As Hunter S. Thompson wrote in 1972, as the nation was preparing to re-elect Richard Nixon, “This may be the year when we finally come face to face with ourselves; finally just lay back and say it — that we are really just a nation of 220 million used car salesmen with all the money we need to buy guns, and no qualms at all about killing anybody else in the world who tries to make us uncomfortable.”

I think about that quote a lot lately, for obvious reasons, and it rattled around in my head more than a few times while I was watching The Secret: Dare To Dream, a movie whose relevant insights are constantly undercut by mind pizza. It’s like we’re so accustomed to constant grifting that we can’t even recognize good advice unless it’s delivered in the form of a wild-eyed huckster making outrageous claims. “Visualize my goals and achieve them, that’s sounds pretty goo–” “Also you get a Range Rover and a hot sweater husband with a big watch!”
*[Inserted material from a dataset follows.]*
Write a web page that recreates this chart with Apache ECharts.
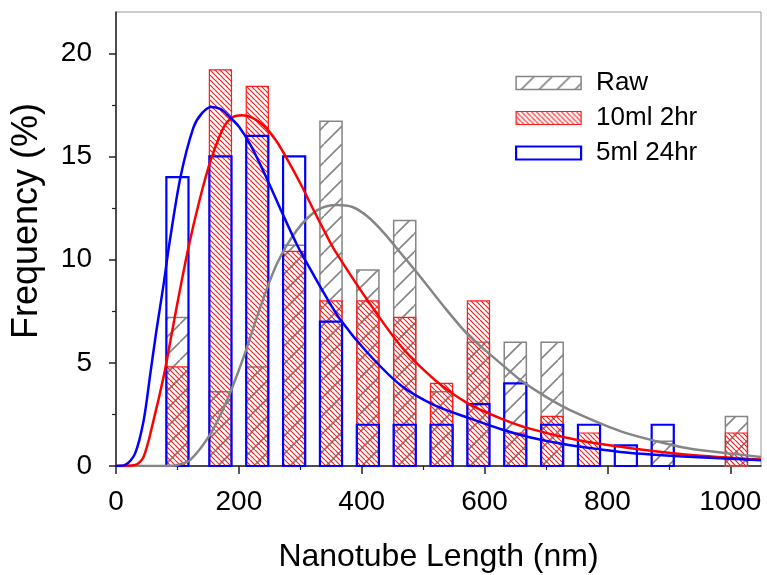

Anyway, just shut up your brain and listen to your wise uncle Josh Lucas. He’s a professor at Vanderbilt, for God’s sake, and have you seen this man’s posture? If you can stop being such a nattering nabob of negativity for a while you just might find yourself dumping your shitty boyfriend, going back to school, and living in a gorgeous mansion with a wrap-around porch outside Nashville. With Spanish moss as far as the eye can see and a soft-shell crab in every pot.